In light of your results, do you think the dangers associated with oestrogen exposure are not as severe as first thought?
Our finding that populations living in some rivers with a high proportion of effluent are self-sustaining is, in fact, consistent with some of the published work. In particular, life cycle exposures to fathead minnows at concentrations similar to those predicted at impacted sites in this study (0.3-1ng/L EE2), have found impacts on fertilisation success, but not reproductive failure. The studies which have found reproductive failure have used higher concentrations of oestrogen. Our results are also consistent with our previous study on roach where we found the majority of both feminised male and female roach from two impacted rivers were able to produce offspring. Oestrogen exposure is therefore likely to impact populations, but collectively, as yet, there is no substantial evidence that oestrogen exposure at environmental levels will lead to population collapse.
Having said this, we have previously found that feminised gonads are one of the most important determinants of male reproductive performance of roach at an impacted river. Furthermore, in this study we could not exclude a 65 percent reduction in effective population sizes at the most impacted sites. There may therefore be impacts on roach populations that we did not detect or measure.
What are the implications of your study for environmental policy?
There is little doubt that oestrogens and concentrations found in the environment, impact on individual fish in UK rivers, more widely in Europe and indeed globally, but most regulation requires demonstration of adverse impacts on fish populations, rather than at an individuals. Obtaining such results on populations is extremely difficult (and there will always be some degree of uncertainty) but this information will be of most interest to regulators compared with effects seen on individuals. Our results provide a better understanding of the influence of oestrogenic effluents on roach and although we found evidence for self-sustaining populations, it is important to note that our study could not exclude a negative impact on effective population sizes at the most impacted sites.

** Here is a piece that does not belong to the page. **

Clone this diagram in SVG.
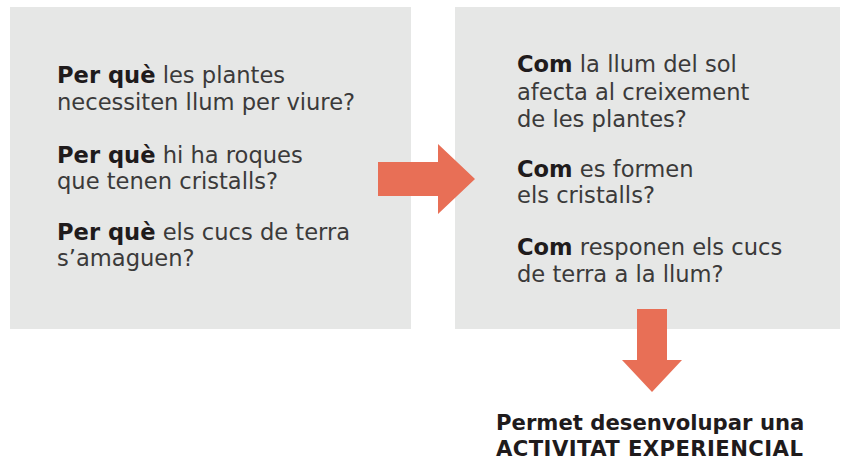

Roach are not the most sensitive fish to chemical pollutants and even if there is not an adverse population level effect in this species, it does not mean that this will be the case for all fish species. Another important consideration is that these roach populations are likely to have been exposed for many generations, so may well have adapted to some of the adverse effects of oestrogen exposure.
The information we have presented will help decision making on the risk posed by steroid oestrogens in the environment and will be of direct benefit to the water industry, environmental, policy and regulatory agencies both in Europe and worldwide. Despite the uncertainties of the effects of oestrogens at the population level, and in recognition for the need to control the concentrations of steroid oestrogens in surface waters, EE2 and E2 are now under consideration for regulation within legislation of the EU Water Framework Directive.